I think such a command should check all heading data by default,
because that's the safest option.  A user who commonly needs to ignore
one or more types of data could use a custom function that calls the
command with arguments to disable checking of certain types.

> Since the point would be remove duplicates from lists, I don’t think
> warning is very useful.  I would want to remove the duplicate list
> items, not get a warning about it and delete them manually.  Perhaps
> that would be a useful additional feature however (like uniq -d).

I think warning or asking for confirmation should be the default action,
because it's the safest option.  Users who want to skip that could use a
prefix argument or call it from a custom command.

> I don’t think doing a full text check is useful, but if someone has a
> use case for that, please speak up.

An example where this would be useful is if the user has copied and
pasted subtrees and accidentally pasted one more than once.

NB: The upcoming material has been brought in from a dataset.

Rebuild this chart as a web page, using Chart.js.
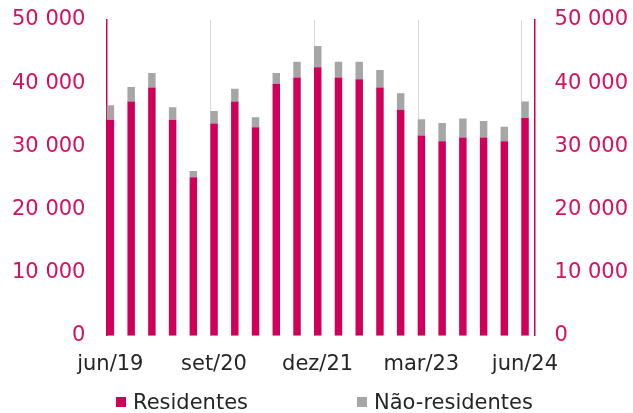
<!DOCTYPE html>
<html>
<head>
<meta charset="utf-8">
<script src="https://cdn.jsdelivr.net/npm/chart.js@4.4.1/dist/chart.umd.min.js"></script>
<style>
  html, body { margin: 0; padding: 0; background: #fff; }
  #wrap { position: relative; width: 633px; height: 413px; }
</style>
</head>
<body>
<div id="wrap"><canvas id="dataChart" width="633" height="413"></canvas></div>
<script>
'use strict';
const quarters = ['jun/19', 'set/19', 'dez/19', 'mar/20', 'jun/20', 'set/20', 'dez/20', 'mar/21', 'jun/21', 'set/21', 'dez/21',
  'mar/22', 'jun/22', 'set/22', 'dez/22', 'mar/23', 'jun/23', 'set/23', 'dez/23', 'mar/24', 'jun/24'];
const residentes = [34200, 37100, 39300, 34200, 25100, 33600, 37100, 33000, 39900, 40900, 42500,
  40900, 40600, 39300, 35800, 31700, 30800, 31400, 31400, 30800, 34500];
const naoResidentes = [2300, 2300, 2300, 2000, 1000, 2000, 2000, 1600, 1700, 2500, 3400,
  2500, 2800, 2800, 2600, 2600, 2900, 3000, 2600, 2300, 2600];
const labelEvery = 5;
const seriesNames = ['Residentes', 'Não-residentes'];

const crimson = '#CF0059';
const grey = '#A6A6A6';
const font = '"DejaVu Sans", sans-serif';

function points(values) {
  return values.map((v, i) => ({ x: i, y: v }));
}

function spaced(v) {
  return String(v).replace(/\B(?=(\d{3})+(?!\d))/g, ' ');
}

// the y axes would otherwise reserve their tick padding above and below the plot
function noVerticalPad(scale) {
  scale.paddingTop = 0;
  scale.paddingBottom = 0;
}

// legend drawn by hand so the two items can sit far apart like the original
const bottomLegend = {
  id: 'bottomLegend',
  afterDraw(chart) {
    const ctx = chart.ctx;
    const items = [
      { text: seriesNames[0], color: crimson, x: 116 },
      { text: seriesNames[1], color: grey, x: 357 }
    ];
    ctx.save();
    ctx.font = '21px ' + font;
    ctx.textBaseline = 'alphabetic';
    items.forEach(item => {
      ctx.fillStyle = item.color;
      ctx.fillRect(item.x, 397, 10, 10);
      ctx.fillStyle = '#262626';
      ctx.fillText(item.text, item.x + 17, 409);
    });
    ctx.restore();
  }
};

let ctx = document.getElementById('dataChart').getContext('2d');
let chart = new Chart(ctx, {
  type: 'bar',
  data: {
    datasets: [{
      label: seriesNames[0],
      data: points(residentes),
      backgroundColor: crimson,
      barPercentage: 0.36,
      categoryPercentage: 1
    },
    {
      label: seriesNames[1],
      data: points(naoResidentes),
      backgroundColor: grey,
      barPercentage: 0.36,
      categoryPercentage: 1
    }]
  },
  options: {
    responsive: false,
    animation: false,
    layout: { padding: { left: -9, right: -14.5, top: 20, bottom: 20 } },
    plugins: {
      legend: { display: false },
      tooltip: { enabled: false }
    },
    scales: {
      x: {
        type: 'linear',
        stacked: true,
        offset: false,
        min: -0.19,
        max: 20.48,
        afterBuildTicks: scale => {
          let t = [];
          for (let i = 0; i < quarters.length; i += labelEvery) {
            t.push({ value: i - 0.15 });
          }
          scale.ticks = t;
        },
        border: { display: false },
        grid: {
          offset: false,
          drawTicks: false,
          lineWidth: 1,
          color: c => (c.index === 0 ? 'rgba(0,0,0,0)' : '#D9D9D9')
        },
        ticks: {
          callback: value => quarters[Math.round(value)],
          labelOffset: 3,
          padding: 16,
          maxRotation: 0,
          autoSkip: false,
          color: '#262626',
          font: { family: font, size: 21 }
        }
      },
      y: {
        position: 'left',
        stacked: true,
        min: 0,
        max: 50000,
        afterFit: noVerticalPad,
        grid: { display: false, drawTicks: false },
        border: { display: true, color: crimson, width: 1.5 },
        ticks: {
          stepSize: 10000,
          padding: 21,
          callback: v => spaced(v),
          color: '#D5105F',
          font: { family: font, size: 21 }
        }
      },
      y2: {
        position: 'right',
        min: 0,
        max: 50000,
        afterFit: noVerticalPad,
        grid: { display: false, drawTicks: false },
        border: { display: true, color: crimson, width: 1.5 },
        ticks: {
          stepSize: 10000,
          padding: 19.5,
          callback: v => spaced(v),
          color: '#D5105F',
          font: { family: font, size: 21 }
        }
      }
    }
  },
  plugins: [bottomLegend]
});
</script>
</body>
</html>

I argue here for the safest behavior by default because I've found that,
in very large Org buffers, it's easy to lose my place in the file, and
it's easy to accidentally do something that I didn't mean to, without
noticing.  IMO this is simply a consequence of Org buffers still being
plain-text.

So it is quite conceivable to me that a user might intentionally give
two headings the same name (e.g. a user who captures quotations to an
inbox file might have two "Quote" headings that are completely
different), or might accidentally duplicate a subtree and then make a
desired change to one of them without realizing there was a
duplicate--then he might use this deduplication command and accidentally
delete a subtree he didn't mean to, resulting in data loss.